Let's Talk about Two Teresas

Blog Published: October 15, 2023
By Sister Rejane Cytacki, SCL
teresa of avila

There are several well-known Saint Teresas -- for example, Saint Teresa of Calcutta -- but I'd like to focus on the two people tend to confuse the most. These Saint Teresas have more in common than the others: both Carmelite nuns, both with feast days in October, and both Doctors of the Church. 

“May you trust God that you are exactly where you are meant to be.” (Teresa of Avila)

I am going to start with Teresa of Avila. Her religious name was Teresa of Jesus, and her feast day is October 15. She lived in 6th century Spain and entered the Carmelite Order. She is known for her reformation movement of both the women’s and men’s Carmelite communities, which came to be known as the Discalced Carmelites. 

What I admire most about her is that she was an educated writer in a time when women were not considered intelligent enough to educate. Miraculously, she and her writings survived the Inquisition, which was active in Spain. Her spiritual writings are still accessible to people today. 

She traveled all over Spain, founding new communities and interacting with top religious and political figures -- even though she wanted a more cloistered prayerful existence.
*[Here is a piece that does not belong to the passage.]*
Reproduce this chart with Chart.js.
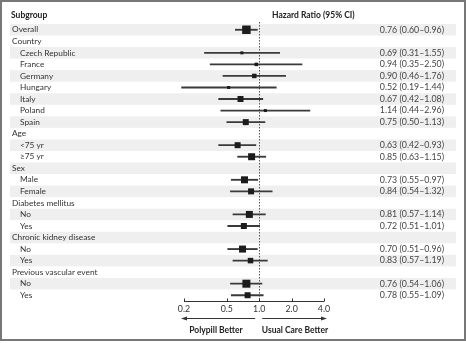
<!DOCTYPE html>
<html>
<head>
<meta charset="utf-8">
<script src="https://cdn.jsdelivr.net/npm/chart.js@4.4.1/dist/chart.umd.min.js"></script>
<style>
  html, body { margin: 0; padding: 0; background: #fff; }
  #wrap { width: 466px; height: 343px; }
</style>
</head>
<body>
<div id="wrap"><canvas id="forest-chart" width="466" height="343"></canvas></div>
<script>
// subgroup rows, top to bottom
const rows = ['Overall', 'Country', 'Czech Republic', 'France', 'Germany', 'Hungary', 'Italy', 'Poland', 'Spain',
  'Age', '<75 yr', '\u226575 yr', 'Sex', 'Male', 'Female', 'Diabetes mellitus', 'No', 'Yes',
  'Chronic kidney disease', 'No', 'Yes', 'Previous vascular event', 'No', 'Yes'];
const level = [0, 0, 1, 1, 1, 1, 1, 1, 1, 0, 1, 1, 0, 1, 1, 0, 1, 1, 0, 1, 1, 0, 1, 1];

// hazard ratios with 95% CI
const hr =    [0.76, null, 0.69, 0.94, 0.90, 0.52, 0.67, 1.14, 0.75, null, 0.63, 0.85, null, 0.73, 0.84, null, 0.81, 0.72, null, 0.70, 0.83, null, 0.76, 0.78];
const lower = [0.60, null, 0.31, 0.35, 0.46, 0.19, 0.42, 0.44, 0.50, null, 0.42, 0.63, null, 0.55, 0.54, null, 0.57, 0.51, null, 0.51, 0.57, null, 0.54, 0.55];
const upper = [0.96, null, 1.55, 2.50, 1.76, 1.44, 1.08, 2.96, 1.13, null, 0.93, 1.15, null, 0.97, 1.32, null, 1.14, 1.01, null, 0.96, 1.19, null, 1.06, 1.09];

// box side in px (weight of each subgroup)
const boxSize = [8.5, 0, 3, 3.5, 4.5, 3, 6, 3, 6, 0, 6, 7, 0, 7, 6, 0, 7, 6, 0, 7, 5.5, 0, 8, 6];

const xTicks = [0.2, 0.5, 1.0, 2.0, 4.0];

const FONT = 'Lato, "Open Sans", sans-serif';
const fmt = v => v.toFixed(2);

const forestText = {
  id: 'forestText',
  beforeDraw(chart) {
    const ctx = chart.ctx;
    const y = chart.scales.y;
    const band = y.getPixelForValue(1) - y.getPixelForValue(0);
    ctx.save();
    ctx.fillStyle = '#efefef';
    rows.forEach((r, i) => {
      if (i % 2 === 0) {
        const cy = y.getPixelForValue(i);
        ctx.fillRect(10, cy - band / 2, 446, band);
      }
    });
    ctx.restore();
  },
  beforeDatasetsDraw(chart) {
    const ctx = chart.ctx;
    const x = chart.scales.x;
    const area = chart.chartArea;
    const x1 = Math.round(x.getPixelForValue(1)) + 0.5;
    ctx.save();
    ctx.strokeStyle = '#555';
    ctx.lineWidth = 1;
    ctx.setLineDash([1.5, 1.5]);
    ctx.beginPath();
    ctx.moveTo(x1, 22);
    ctx.lineTo(x1, area.bottom);
    ctx.stroke();
    ctx.restore();
  },
  afterDraw(chart) {
    const ctx = chart.ctx;
    const x = chart.scales.x;
    const y = chart.scales.y;
    const area = chart.chartArea;
    ctx.save();

    // headers
    ctx.fillStyle = '#222';
    ctx.font = 'bold 8.5px ' + FONT;
    ctx.textBaseline = 'middle';
    ctx.textAlign = 'left';
    ctx.fillText('Subgroup', 11, 15);
    ctx.fillText('Hazard Ratio (95% CI)', 272, 15);

    // row labels and CI text
    rows.forEach((r, i) => {
      const cy = y.getPixelForValue(i);
      ctx.fillStyle = '#333';
      ctx.textAlign = 'left';
      ctx.font = '8.3px ' + FONT;
      ctx.fillText(r, level[i] ? 20 : 12, cy);
      if (hr[i] != null) {
        ctx.fillStyle = '#444';
        ctx.textAlign = 'right';
        ctx.font = '8.8px ' + FONT;
        ctx.fillText(fmt(hr[i]) + ' (' + fmt(lower[i]) + '\u2013' + fmt(upper[i]) + ')', 444, cy);
      }
    });

    // x axis
    const ax = area.bottom + 0.5;
    const xl = x.getPixelForValue(xTicks[0]);
    const xr = x.getPixelForValue(xTicks[xTicks.length - 1]);
    ctx.strokeStyle = '#333';
    ctx.lineWidth = 1;
    ctx.beginPath();
    ctx.moveTo(xl, ax);
    ctx.lineTo(xr, ax);
    xTicks.forEach(t => {
      const px = Math.round(x.getPixelForValue(t)) + 0.5;
      ctx.moveTo(px, ax);
      ctx.lineTo(px, ax - 3);
    });
    ctx.stroke();
    ctx.fillStyle = '#333';
    ctx.textAlign = 'center';
    ctx.font = '8.8px ' + FONT;
    xTicks.forEach(t => {
      ctx.fillText(t.toFixed(1), x.getPixelForValue(t), ax + 8);
    });

    // arrows
    const x1 = x.getPixelForValue(1);
    const ay = ax + 17;
    ctx.beginPath();
    ctx.moveTo(x1 - 4, ay);
    ctx.lineTo(xl - 1, ay);
    ctx.moveTo(x1 + 3, ay);
    ctx.lineTo(xr + 1, ay);
    ctx.stroke();
    ctx.beginPath();
    ctx.moveTo(xl - 3, ay);
    ctx.lineTo(xl + 3, ay - 2);
    ctx.lineTo(xl + 3, ay + 2);
    ctx.closePath();
    ctx.moveTo(xr + 3, ay);
    ctx.lineTo(xr - 3, ay - 2);
    ctx.lineTo(xr - 3, ay + 2);
    ctx.closePath();
    ctx.fill();

    ctx.font = 'bold 8.5px ' + FONT;
    ctx.fillStyle = '#222';
    ctx.fillText('Polypill Better', 216, ay + 12);
    ctx.fillText('Usual Care Better', 295, ay + 12);

    // frame
    ctx.strokeStyle = '#777';
    ctx.lineWidth = 2;
    ctx.strokeRect(1, 1, 464, 339);
    ctx.restore();
  }
};

new Chart(document.getElementById('forest-chart'), {
  type: 'bar',
  data: {
    labels: rows,
    datasets: [
      {
        type: 'scatter',
        data: rows.map((r, i) => ({ x: hr[i], y: r })),
        pointStyle: 'rect',
        pointRadius: boxSize.map(s => s / Math.SQRT2),
        pointHoverRadius: boxSize.map(s => s / Math.SQRT2),
        backgroundColor: '#1c1c1c',
        borderWidth: 0,
        clip: false,
        order: 0,
      },
      {
        data: rows.map((r, i) => hr[i] == null ? null : [lower[i], upper[i]]),
        backgroundColor: '#3a3a3a',
        barThickness: 1.2,
        clip: false,
        order: 1,
      },
    ],
  },
  options: {
    responsive: false,
    animation: false,
    indexAxis: 'y',
    layout: { padding: { left: 184, right: 142, top: 24, bottom: 42 } },
    plugins: {
      legend: { display: false },
      tooltip: { enabled: false },
    },
    scales: {
      x: { type: 'logarithmic', min: 0.2, max: 4, display: false },
      y: { type: 'category', display: false, offset: true },
    },
  },
  plugins: [forestText],
});
</script>
</body>
</html>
She lived to age 67. 

"For me, prayer is a burst from my heart, it is a simple glance thrown toward heaven, a cry of thanksgiving and love in times of trial as well as in times of joy." (Therese of Lisieux)   
The religious name of Therese of Lisieux was Therese of the Child Jesus and the Holy Face. She was born in France in the late 1800s, and her feast day is October 1.

Her mother died when she was four-and-a-half, and she became a very demanding child for her father and older sisters. At 10, Therese came down with a grave illness. A statue of Our Lady of Victories sat on her bed table, and while everyone was praying for her healing, Therese reached out in prayer to Our Lady. Mary appeared to her with a beautiful smile, and she was cured. The statue is now called Our Lady of the Smile. It changed Therese’s focus from the outer world to the inner world of her soul.

What stands out to me is the amount of joy and suffering she dealt with in her short life. With God’s help she transformed that suffering into an ardent and passionate faith. At 14 she knew she wanted to be a Carmelite, and was persistent enough to travel to see the Pope to gain permission to enter the convent at 15. While in the convent, she wrote her autobiography, Story of a Soul.  She died of tuberculosis at age 24.  

While these two Teresas share much in common, I think the most important thing is their ardent devotion and faith in Jesus. Jesus was the center of their lives, and it showed through their lives and their writings.

How can you and I follow the example of the two Teresas, and continue to give Jesus space in our lives?